By Kathy Mehuron

As long as I have lived in Vermont my friends and I have walked a particular loop, North Fayston Road to Randell Road to Center Fayston. I’d forgotten that not that long ago, Randell didn’t bridge the two mountain roads year-round. Also, how quiet the roads used to be.



It’s about 4 1/2 miles with some good hills that push our cardiovascular systems just far enough to be a good workout without killing us. Walking it is how I first met Chuck Martel. A 26-year resident of Fayston, he is on the select board and also serves on various committees for Central Vermont Home Health and Hospice. Over the years he’s lived in Vermont, he has been very generous with the time he gives to volunteering. “But I do only the two things now,” he said recently, “I cut way back.” I told him I didn’t believe him because he’s always flying off to one meeting or another. “Well, there’s the Boyce Hill Town Forest steering committee too.” And many more commitments, I promise you.

Chuck and his wife Laurene moved to Vermont when he became regional manager of Lucent Technologies in Williston (which is a spin-off of AT&T where he once worked). He was responsible for the sales and service of telephone equipment across the state of Vermont. Finding a house to buy that they both liked proved surprisingly difficult.


“We were living in Shelburne in 1995 and my son Matt had graduated from college and came to live with us. We had been house searching for almost two years at that point. So Matt was coming home from work and stopped at a little store (to pick up some beer, as he recalls) and sees a magazine called Picket Fence Preview and brought it home. He pointed to the place on the cover and asked, ‘Isn’t this the kind of house you are looking for?’”

We said, “Yes—but where the hell is Fayston?”

Del and Jean Grimord had built the house that appealed to the Martels in 1987-1988. They found the plan in Country Living magazine and sent away for the blueprints. Del was a aster woodworker and functioned as general contractor. Jean was talented too, apparently quite the decorator.

“We came to see it. My wife, Laurene, loved the house. I loved the rural location. We made an offer and bought it. The place meant a lot to both of them, they were looking for the right buyer that would take care of it going forward. Del was in tears at the closing.” 

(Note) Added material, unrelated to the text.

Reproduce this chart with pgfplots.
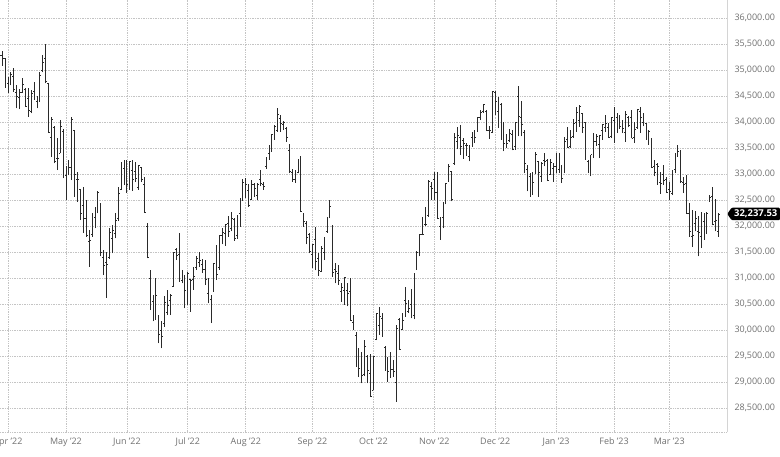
\documentclass[border=0pt]{standalone}
\usepackage{fontspec}
\setmainfont{Open Sans}
\usepackage{pgfplots}
\pgfplotsset{compat=1.18}
\usepackage{pgfplotstable}
\usetikzlibrary{shapes.symbols}

\definecolor{tickgray}{HTML}{707070}
\definecolor{gridgray}{HTML}{C4C4C4}
\definecolor{axisgray}{HTML}{D4D4D4}
\definecolor{bargray}{HTML}{2A2A2A}

% daily OHLC, x = trading-day index (0 = 1 Apr 2022)
\pgfplotstableread{
i o h l c
-3 35050 35370 34980 35294
-2 35290 35372 35085 35228
-1 35220 35240 34670 34678
0 34740 34870 34560 34818
1 34800 34960 34710 34922
2 34890 35050 34580 34641
3 34570 34720 34270 34497
4 34470 34640 34250 34584
5 34580 34850 34580 34721
6 34630 34660 34300 34308
7 34450 34650 34110 34220
8 34200 34620 34170 34565
9 34590 34770 34430 34451
10 34400 34510 34270 34412
11 34410 34970 34400 34911
12 34990 35290 34960 35161
13 35220 35500 34750 34793
14 34740 34750 33790 33811
15 33700 34100 33340 34049
16 33900 33920 33210 33240
17 33300 33690 33080 33302
18 33400 34040 33400 33916
19 33830 33880 32920 32977
20 32970 33150 32500 33061
21 33060 33270 32980 33129
22 33130 34110 32890 34061
23 33850 33850 32570 32998
24 32900 33050 32470 32899
25 32700 32700 32120 32246
26 32400 32760 31870 32160
27 32160 32500 31800 31834
28 31700 31930 31220 31730
29 31850 32250 31800 32197
30 32170 32380 31960 32223
31 32400 32670 32250 32655
32 32440 32440 31420 31490
33 31400 31540 31060 31253
34 31300 31510 30630 31262
35 31400 31960 31380 31880
36 31760 32030 31480 31929
37 31870 32250 31770 32120
38 32150 32760 32100 32637
39 32700 33240 32700 33213
40 33110 33270 32800 32990
41 33000 33270 32640 32813
42 32800 33250 32700 33248
43 33070 33270 32680 32900
44 33050 33240 32850 32916
45 32740 33180 32700 33180
46 33130 33140 32850 32910
47 32800 32950 32270 32272
48 32000 32060 31385 31393
49 31000 31150 30390 30516
50 30550 30680 30170 30365
51 30400 31000 30200 30668
52 30290 30290 29750 29927
53 30000 30170 29650 29889
54 30130 30650 30070 30530
55 30350 30780 30290 30484
56 30570 30700 30290 30677
57 30850 31510 30840 31500
58 31560 31580 31350 31438
59 31460 31880 30935 30947
60 30950 31160 30900 31029
61 30810 31060 30420 30775
62 30780 31130 30490 31097
63 30970 30970 30360 30968
64 30970 31220 30780 31037
65 31200 31420 31160 31385
66 31300 31510 31220 31338
67 31260 31380 31100 31173
68 31180 31350 30870 30982
69 30700 31000 30520 30773
70 30600 30680 30140 30630
71 30750 31290 30750 31289
72 31400 31640 30970 31072
73 31200 31830 31160 31827
74 31830 31970 31650 31875
75 31870 32040 31630 32036
76 32050 32200 31800 31899
77 31950 32280 31900 32145
78 32130 32160 31720 31762
79 31830 32220 31760 32198
80 32240 32550 31990 32529
81 32500 32900 32500 32845
82 32800 32930 32550 32798
83 32690 32810 32380 32397
84 32520 32890 32510 32813
85 32800 32830 32570 32727
86 32600 32830 32510 32803
87 32900 33080 32770 32833
88 32800 32860 32700 32775
89 33150 33340 33110 33310
90 33400 33560 33280 33336
91 33450 33770 33430 33761
92 33680 33950 33660 33912
93 33850 34280 33820 34152
94 34080 34140 33820 33981
95 33950 34020 33850 33999
96 33880 33910 33630 33706
97 33460 33580 33020 33064
98 33040 33110 32860 32910
99 32900 33080 32840 32969
100 33030 33300 33020 33291
101 33300 33350 32280 32283
102 32150 32250 31990 32099
103 32050 32100 31650 31791
104 31850 31880 31480 31510
105 31450 31660 31200 31656
106 31740 31990 31150 31318
107 31380 31480 31050 31145
108 31140 31620 31120 31581
109 31490 31800 31350 31775
110 31900 32170 31880 32151
111 32200 32510 32150 32381
112 31990 32025 31030 31105
113 31180 31290 30900 31135
114 31090 31260 30880 30962
115 30740 30900 30550 30822
116 30760 31030 30490 31020
117 30770 30900 30460 30706
118 30750 31000 30180 30184
119 30150 30290 30000 30077
120 29900 29970 29300 29590
121 29600 29650 29100 29260
122 29500 29590 28980 29135
123 29150 29810 29120 29684
124 29500 29520 28980 29226
125 29180 29550 28720 28726
126 28850 29500 28850 29491
127 29820 30320 29810 30317
128 30100 30440 29910 30274
129 30230 30330 29880 29927
130 29680 29690 29220 29297
131 29350 29490 29010 29203
132 29150 29590 29080 29240
133 29250 29430 29110 29211
134 29000 30100 28630 30039
135 30200 30230 29620 29635
136 30010 30330 30000 30186
137 30570 30840 30260 30524
138 30370 30590 30330 30424
139 30500 30800 30230 30334
140 30280 31110 30210 31083
141 31170 31530 31160 31500
142 31500 31860 31420 31837
143 31840 32180 31830 31839
144 32030 32380 32000 32034
145 32200 32890 32180 32861
146 32770 32860 32510 32733
147 32900 33050 32510 32653
148 32660 33050 32140 32148
149 32000 32180 31740 32001
150 32170 32470 31960 32403
151 32450 32830 32420 32827
152 32900 33200 32860 33161
153 33050 33050 32480 32514
154 33200 33790 33180 33716
155 33640 33900 33480 33748
156 33700 33950 33370 33537
157 33650 33700 33300 33593
158 33550 33600 33350 33554
159 33350 33560 33250 33547
160 33700 33820 33530 33746
161 33720 33850 33600 33701
162 33830 34100 33820 34098
163 34100 34240 34040 34195
164 34210 34360 34180 34347
165 34200 34240 33830 33850
166 33850 33920 33680 33853
167 33800 34600 33790 34590
168 34580 34600 34140 34395
169 34200 34490 33890 34430
170 34350 34370 33660 33947
171 33950 34010 33440 33597
172 33600 33780 33500 33598
173 33650 33880 33620 33781
174 33760 33860 33460 33477
175 33530 34010 33470 34005
176 34500 34700 33730 34108
177 34100 34400 33730 33966
178 33800 33850 33020 33203
179 33100 33180 32670 32920
180 32950 33020 32570 32757
181 32650 33050 32600 32850
182 33020 33430 33020 33377
183 33240 33240 32570 33027
184 32960 33240 32860 33204
185 33260 33400 33150 33241
186 33260 33300 32870 32875
187 33000 33300 32990 33221
188 33120 33210 32860 33147
189 33150 33400 33020 33136
190 33100 33400 33020 33270
191 33180 33180 32830 32930
192 33050 33720 33020 33631
193 33680 33910 33510 33518
194 33540 33850 33500 33704
195 33720 34070 33700 33973
196 34000 34300 33820 34190
197 34030 34330 33910 34303
198 34170 34170 33790 33911
199 34000 34010 33280 33297
200 33250 33270 33020 33045
201 33050 33380 32960 33376
202 33380 33790 33310 33630
203 33630 33770 33550 33734
204 33570 33760 33310 33744
205 33840 33960 33660 33950
206 33900 34140 33820 33978
207 33900 33980 33710 33717
208 33730 34090 33700 34086
209 34040 34300 33600 34093
210 34100 34170 33790 34054
211 33910 34140 33880 33926
212 33800 34040 33790 33891
213 33800 34210 33630 34156
214 34100 34120 33900 33949
215 34100 34240 33690 33699
216 33700 34010 33600 33869
217 33900 34250 33880 34246
218 34200 34300 33790 34089
219 34000 34180 33920 34128
220 33980 33990 33660 33697
221 33680 33850 33570 33827
222 33580 33690 33120 33130
223 33150 33270 32960 33045
224 33190 33210 32800 33154
225 32840 33050 32630 32817
226 33000 33180 32800 32889
227 32900 32950 32640 32657
228 32700 32860 32510 32662
229 32630 33080 32600 33004
230 33100 33400 33020 33391
231 33410 33570 33340 33432
232 33430 33470 32830 32856
233 32840 32950 32640 32798
234 32830 32990 32240 32255
235 32240 32440 31800 31910
236 31800 32320 31600 31820
237 32060 32300 31900 32155
238 31900 32200 31420 31875
239 31800 32280 31580 32247
240 32100 32250 31740 31862
241 31940 32280 31860 32245
242 32480 32600 32470 32561
243 32580 32760 32020 32031
244 32100 32520 31900 32106
245 31900 32250 31800 32237.53
}\ohlc

\begin{document}
\begin{tikzpicture}
\begin{axis}[
    at={(0,0)}, anchor=south west,
    scale only axis,
    width=727bp, height=432bp,
    xmin=-2.76, xmax=247.93,
    ymin=28044, ymax=36352,
    axis x line*=bottom,
    axis y line*=right,
    axis line style={-},
    x axis line style={gridgray, line width=0.7bp, dash pattern=on 0.8bp off 0.9bp},
    y axis line style={axisgray, line width=0.8bp},
    xtick={0,20,41,62,82,105,126,147,168,189,209,228},
    xticklabels={Apr '22,May '22,Jun '22,Jul '22,Aug '22,Sep '22,Oct '22,Nov '22,Dec '22,Jan '23,Feb '23,Mar '23},
    ytick={28500,29000,...,36000},
    scaled y ticks=false,
    yticklabel style={/pgf/number format/fixed, /pgf/number format/fixed zerofill,
        /pgf/number format/precision=2, /pgf/number format/1000 sep={,},
        /pgf/number format/assume math mode=true, xshift=4bp},
    tick label style={font=\fontsize{9}{11}\selectfont, text=tickgray},
    xticklabel style={yshift=-2bp},
    grid=major,
    major grid style={gridgray, line width=0.7bp, dash pattern=on 0.8bp off 0.9bp},
    major tick length=0pt,
    tick style={draw=none},
    clip=true,
]
% high-low range
\addplot[draw=none, mark=none,
    error bars/.cd, y dir=plus, y explicit, error mark=none,
    error bar style={draw=bargray, line width=0.9bp}]
    table[x=i, y=l, y error expr=\thisrow{h}-\thisrow{l}] {\ohlc};
% open tick
\addplot[draw=none, mark=none,
    error bars/.cd, x dir=minus, x fixed=0.45, error mark=none,
    error bar style={draw=bargray, line width=0.8bp}]
    table[x=i, y=o] {\ohlc};
% close tick
\addplot[draw=none, mark=none,
    error bars/.cd, x dir=plus, x fixed=0.45, error mark=none,
    error bar style={draw=bargray, line width=0.8bp}]
    table[x=i, y=c] {\ohlc};
\coordinate (last) at (axis cs:247.93,32237.53);
\end{axis}
\node[signal, signal to=west, signal pointer angle=110, fill=black, text=white,
    font=\fontsize{9.5}{11}\selectfont\bfseries, inner xsep=2.5bp, inner ysep=2.2bp,
    anchor=west, rounded corners=1bp] at (last) {32,237.53};
\pgfresetboundingbox
\path (0,-25bp) rectangle (780bp,432bp);
\end{tikzpicture}
\end{document}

“And it was rural too. I could hunt from my backyard. I could fish down at Shepard’s Brook; we would ride snowmobiles from the house to the VAST trail intersection at Murphy Road and connect to the thousands of miles of the VAST trail system; my closest neighbor was a hunting camp, so I’d only see them for two weeks in November; we would sled/toboggan from the end of my driveway on Randell Road down to the bridge over the brook. Back then, the plowed road ended at my drive and was a class 4 road to Center Fayston Road. Only two families lived on that stretch. If my neighbor plowed, I could get to Center Fayston, if not I had to go all the way around via North Fayston Road.” Many more houses have been built since then. I find that with more families moving in and the road cut all the way through, there is sometimes actual traffic.

Chuck says, “Despite all the changes (including Laurene passing away), this is still a magical place to live, offering seemingly unlimited outdoor recreational opportunities, and a Valley full of wonderful people. Oh, and I know where Fayston is now. Pretty sure I could point to it on a map?!”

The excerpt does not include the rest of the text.